By allocating fields as desired, any specific performance/space trade-off is possible and the new approach is much more flexible than the "properties holder" approach of the past because it's trivially simple to deal with each field separately.

While what you say seems obvious on the surface, deep down it's not entirely so one sided. Firstly, a big bloated heap does tend to slow things down. Secondly, the size of a Java heap is limited; I'm not sure that's the case with 64 bit, but certainly with 32 bit, a 2G heap is the max, even if you have 4G of physical memory. I often joke that Java isn't scalable for this reason!

An application that's fast for small models but can't run because the heap is exhausted for big models is making a bad trade-off. As a framework provider, I must ensure that clients themselves are in a better position to choose the balance point.

Madhu said...

Thanks for the comments Ed.

Benjamin Cabé said...

Ed,
How many bytes per EObject are actually saved using the brand new MinimalEObject impl?
Thanks for this really cool diet :)

Ed Merks said...

Benjamin,

A lot of the detailed analysis is in How Big is EObject.

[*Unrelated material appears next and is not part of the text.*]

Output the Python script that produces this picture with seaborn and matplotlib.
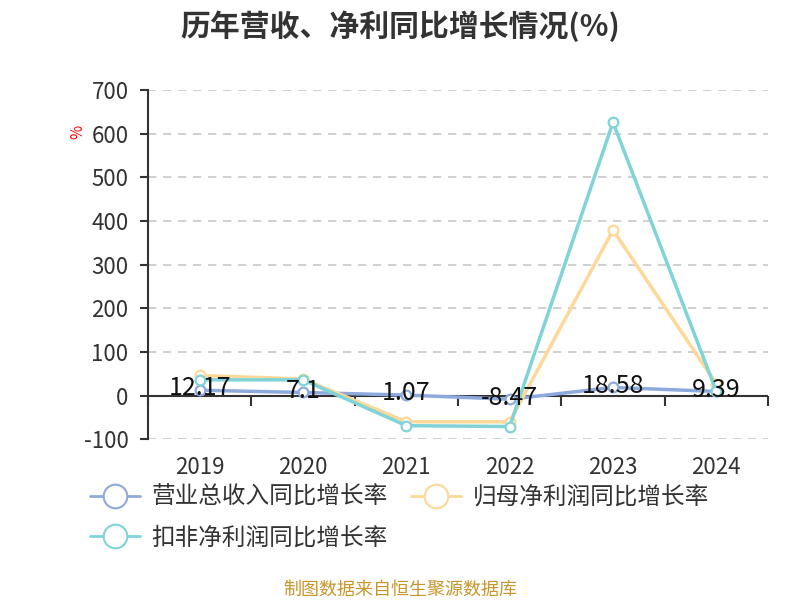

It's not easy to give just a trivial answer because a lot depends on whether there are adapters, whether you've called eContents(), whether it's contained directly by a resource, and so on. Worst case kinds of numbers are 124 bytes reduced to 16 bytes.

Robert Moloney said...

I have changed my model to now use EMF Ultra Thin. Is it possible that there is now memory improvement?

Unknown said...

Even though this is an old post ... Thanks Ed for this wonderful diet - really works incredibly!